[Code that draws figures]
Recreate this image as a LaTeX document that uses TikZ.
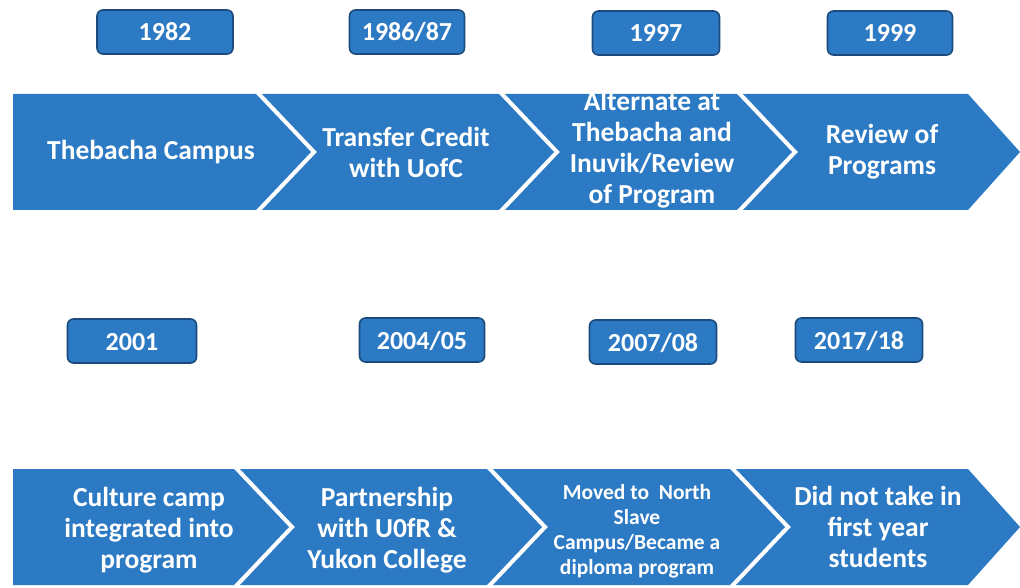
\documentclass[tikz,border=0pt]{standalone}
\usepackage{fontspec}
\setmainfont{Carlito}
\definecolor{chevblue}{RGB}{44,122,196}
\definecolor{boxedge}{RGB}{28,74,124}
\tikzset{
  chev/.style={fill=chevblue, draw=none},
  chevtext/.style={text=white, font=\bfseries\fontsize{27.5}{31}\selectfont, align=center, inner sep=0pt},
  smalltext/.style={text=white, font=\bfseries\fontsize{21.5}{25}\selectfont, align=center, inner sep=0pt},
  yearbox/.style={fill=chevblue, draw=boxedge, line width=1.6pt, rounded corners=6pt,
    text=white, font=\bfseries\fontsize{26}{28}\selectfont, minimum height=44pt, inner sep=0pt,
    text height=20pt, text depth=2pt}
}
\begin{document}
\begin{tikzpicture}[x=1pt,y=-1pt]
\useasboundingbox (0,0) rectangle (1020,588);
\fill[white] (0,0) rectangle (1020,588);
% top row chevrons (C=152, H=58, depth 55)
\fill[chev] (13,94) -- (256,94) -- (311,152) -- (256,210) -- (13,210) -- cycle;
\fill[chev] (262,94) -- (499,94) -- (554,152) -- (499,210) -- (262,210) -- (317,152) -- cycle;
\fill[chev] (505,94) -- (737,94) -- (792,152) -- (737,210) -- (505,210) -- (560,152) -- cycle;
\fill[chev] (743,94) -- (968,94) -- (1020,152) -- (968,210) -- (743,210) -- (798,152) -- cycle;
% bottom row chevrons (C=527)
\fill[chev] (13,469) -- (234,469) -- (289,527) -- (234,585) -- (13,585) -- cycle;
\fill[chev] (240,469) -- (487,469) -- (542,527) -- (487,585) -- (240,585) -- (295,527) -- cycle;
\fill[chev] (493,469) -- (730,469) -- (785,527) -- (730,585) -- (493,585) -- (548,527) -- cycle;
\fill[chev] (736,469) -- (968,469) -- (1020,527) -- (968,585) -- (736,585) -- (791,527) -- cycle;
% texts top
\node[chevtext] (t1) at (151,152) {Thebacha Campus};
\node[chevtext] (t2) at (406,152) {Transfer Credit\\with UofC};
\node[chevtext] (t3) at (652,150) {Alternate at\\Thebacha and\\Inuvik/Review\\of Program};
\node[chevtext] (t4) at (882,152) {Review of\\Programs};
% texts bottom
\node[chevtext] (b1) at (149,530) {Culture camp\\integrated into\\program};
\node[chevtext] (b2) at (387,530) {Partnership\\with U0fR \&\\Yukon College};
\node[smalltext] (b3) at (637,531) {Moved to\ \ North\\Slave\\Campus/Became a\\diploma program};
\node[chevtext] (b4) at (878,527) {Did not take in\\first year\\students};
% years
\node[yearbox, minimum width=136pt] (y1) at (165,32) {1982};
\node[yearbox, minimum width=115pt] (y2) at (407,32) {1986/87};
\node[yearbox, minimum width=127pt] (y3) at (656,33) {1997};
\node[yearbox, minimum width=125pt] (y4) at (890,33) {1999};
\node[yearbox, minimum width=129pt] (y5) at (132,341) {2001};
\node[yearbox, minimum width=125pt] (y6) at (422,340) {2004/05};
\node[yearbox, minimum width=127pt] (y7) at (653,342) {2007/08};
\node[yearbox, minimum width=127pt] (y8) at (859,340) {2017/18};
\end{tikzpicture}
\end{document}
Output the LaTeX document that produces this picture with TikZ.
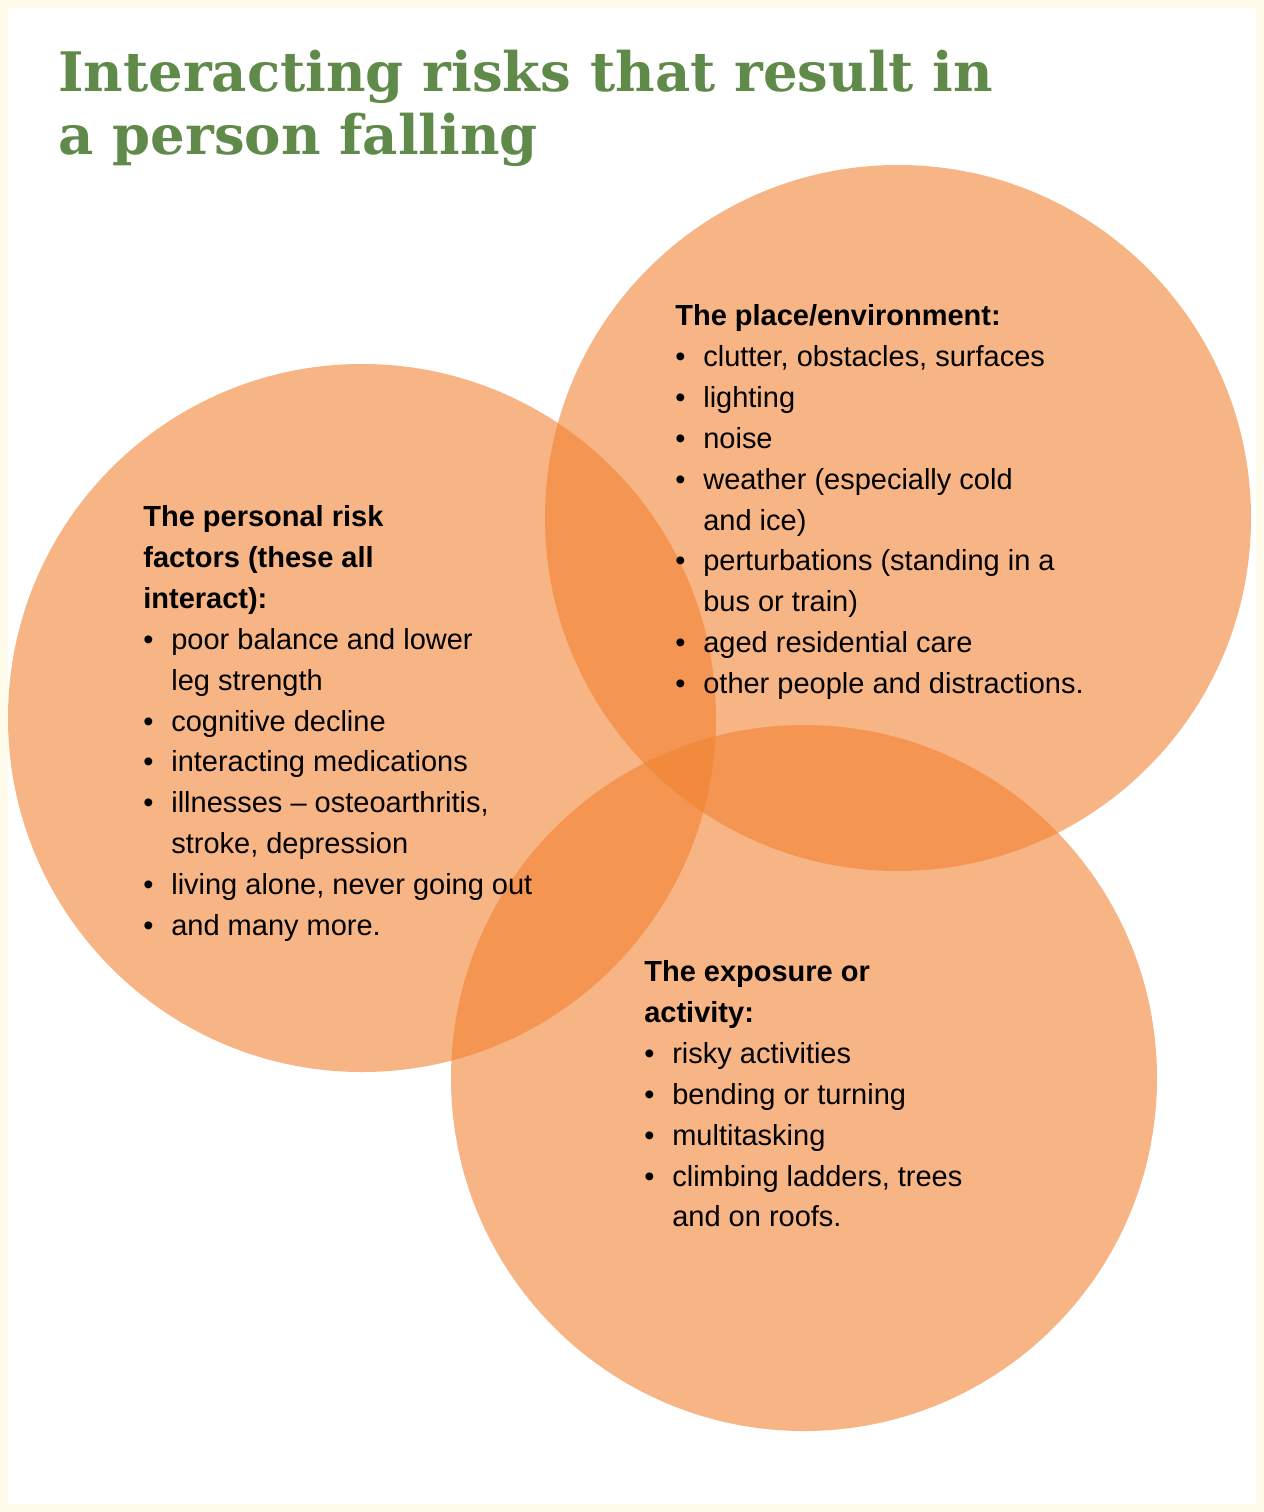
\documentclass[tikz,border=0pt]{standalone}
\usepackage{fontspec}
\setmainfont{Liberation Sans}
\newfontfamily\titlefont{DejaVu Serif}
\definecolor{cream}{RGB}{255,251,234}
\definecolor{ttl}{RGB}{96,138,74}
\definecolor{orng}{RGB}{242,130,50}
\newcommand{\bl}[1]{\makebox[0.56cm][l]{•}#1}
\newcommand{\cn}[1]{\makebox[0.56cm][l]{}#1}
\begin{document}
\begin{tikzpicture}[x=0.02cm,y=-0.02cm,
  circ/.style={fill=orng,fill opacity=0.6,draw=none},
  txt/.style={anchor=north west,inner sep=0pt,align=left,font=\fontsize{16.5pt}{23.3pt}\selectfont}]
\fill[cream] (0,0) rectangle (1264,1512);
\fill[white] (8,8) rectangle (1256,1504);
\useasboundingbox (0,0) rectangle (1264,1512);
\node[anchor=north west,inner sep=0pt,align=left,text=ttl,font=\titlefont\bfseries\fontsize{31pt}{35.5pt}\selectfont] (title) at (58,50) {Interacting risks that result in\\a person falling};
\path[circ] (362,718) circle (354);
\path[circ] (898,518) circle (353);
\path[circ] (804,1078) circle (353);
\node[txt] (left) at (143,505) {\textbf{The personal risk}\\\textbf{factors (these all}\\\textbf{interact):}\\
\bl{poor balance and lower}\\\cn{leg strength}\\\bl{cognitive decline}\\\bl{interacting medications}\\\bl{illnesses – osteoarthritis,}\\\cn{stroke, depression}\\\bl{living alone, never going out}\\\bl{and many more.}};
\node[txt] (right) at (675,304) {\textbf{The place/environment:}\\
\bl{clutter, obstacles, surfaces}\\\bl{lighting}\\\bl{noise}\\\bl{weather (especially cold}\\\cn{and ice)}\\\bl{perturbations (standing in a}\\\cn{bus or train)}\\\bl{aged residential care}\\\bl{other people and distractions.}};
\node[txt] (bottom) at (644,960) {\textbf{The exposure or}\\\textbf{activity:}\\
\bl{risky activities}\\\bl{bending or turning}\\\bl{multitasking}\\\bl{climbing ladders, trees}\\\cn{and on roofs.}};
\end{tikzpicture}
\end{document}
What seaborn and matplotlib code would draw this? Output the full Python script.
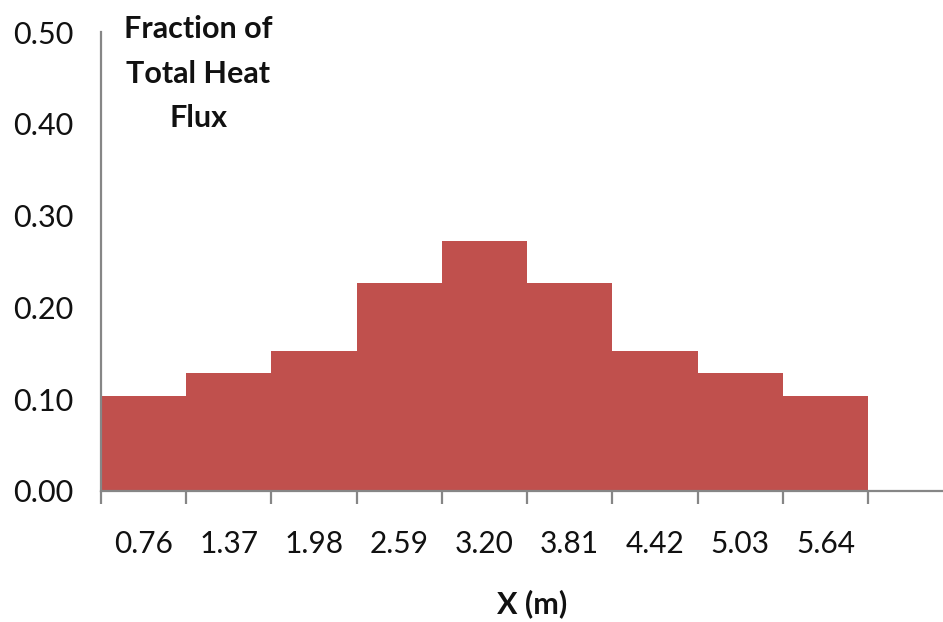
import matplotlib
matplotlib.use("Agg")
import matplotlib.pyplot as plt
import seaborn as sns
import pandas as pd
from matplotlib.ticker import FixedLocator, FormatStrFormatter

# Segment positions along the wall and their share of the total heat flux
x_labels = ["0.76", "1.37", "1.98", "2.59", "3.20", "3.81", "4.42", "5.03", "5.64"]
fractions = [0.103, 0.128, 0.152, 0.227, 0.272, 0.227, 0.152, 0.128, 0.103]

df = pd.DataFrame({"x": x_labels, "fraction": fractions})

sns.set_theme(style="white")
plt.rcParams["font.family"] = ["Lato", "DejaVu Sans"]

W, H = 943, 622
fig = plt.figure(figsize=(W / 100, H / 100), dpi=100)
ax_left, ax_right, ax_top, ax_bottom = 101, 943, 32, 491
ax = fig.add_axes([ax_left / W, 1 - ax_bottom / H,
                   (ax_right - ax_left) / W, (ax_bottom - ax_top) / H])

sns.barplot(data=df, x="x", y="fraction", color="#C0504D", saturation=1,
            width=1.0, edgecolor="none", linewidth=0, ax=ax)

ax.set_xlim(-0.5, 9.38)
ax.set_ylim(0, 0.5)
ax.set_yticks([0, 0.1, 0.2, 0.3, 0.4, 0.5])
ax.yaxis.set_major_formatter(FormatStrFormatter("%.2f"))

grey = "#868686"
for side in ("top", "right"):
    ax.spines[side].set_visible(False)
for side in ("left", "bottom"):
    ax.spines[side].set_color(grey)
    ax.spines[side].set_linewidth(1.6)

# Category boundaries carry the outward tick marks; labels sit under bar centres
ax.xaxis.set_minor_locator(FixedLocator([i - 0.5 for i in range(len(x_labels) + 1)]))
ax.tick_params(axis="x", which="minor", bottom=True, length=9, width=1.6,
               color=grey, direction="out")
ax.tick_params(axis="x", which="major", bottom=False, length=0, pad=28,
               labelsize=21.5, labelcolor="#111111")
ax.tick_params(axis="y", which="major", left=False, length=0, pad=20,
               labelsize=22, labelcolor="#111111")

ax.set_xlabel("")
ax.set_ylabel("")
ax.grid(False)

fig.text(198 / W, 1 - 15 / H, "Fraction of\nTotal Heat\nFlux", ha="center",
         va="top", multialignment="center", fontsize=22, fontweight="bold",
         linespacing=1.72, color="#111111")
fig.text(532 / W, 1 - 604 / H, "X (m)", ha="center", va="center",
         fontsize=22, fontweight="bold", color="#111111")

fig.savefig("out.png", dpi=100)
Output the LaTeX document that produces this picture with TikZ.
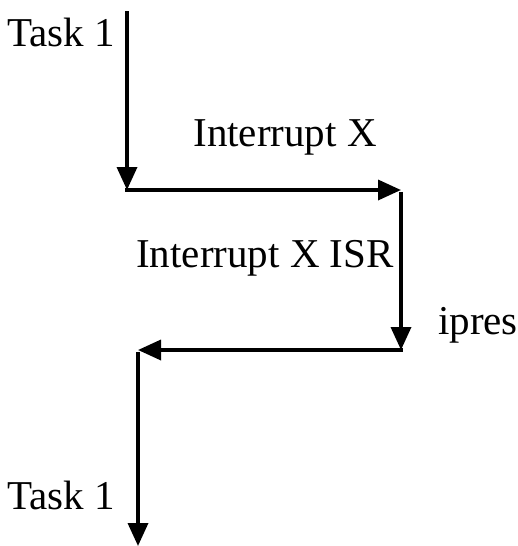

Task objective> Only the lines from "What seaborn and" through "0.152, 0.128, 0.103]" should appear in your output, copied exactly with both end lines, and with no pictures.

Response>
What seaborn and matplotlib code would draw this? Output the full Python script.
import matplotlib
matplotlib.use("Agg")
import matplotlib.pyplot as plt
import seaborn as sns
import pandas as pd
from matplotlib.ticker import FixedLocator, FormatStrFormatter

# Segment positions along the wall and their share of the total heat flux
x_labels = ["0.76", "1.37", "1.98", "2.59", "3.20", "3.81", "4.42", "5.03", "5.64"]
fractions = [0.103, 0.128, 0.152, 0.227, 0.272, 0.227, 0.152, 0.128, 0.103]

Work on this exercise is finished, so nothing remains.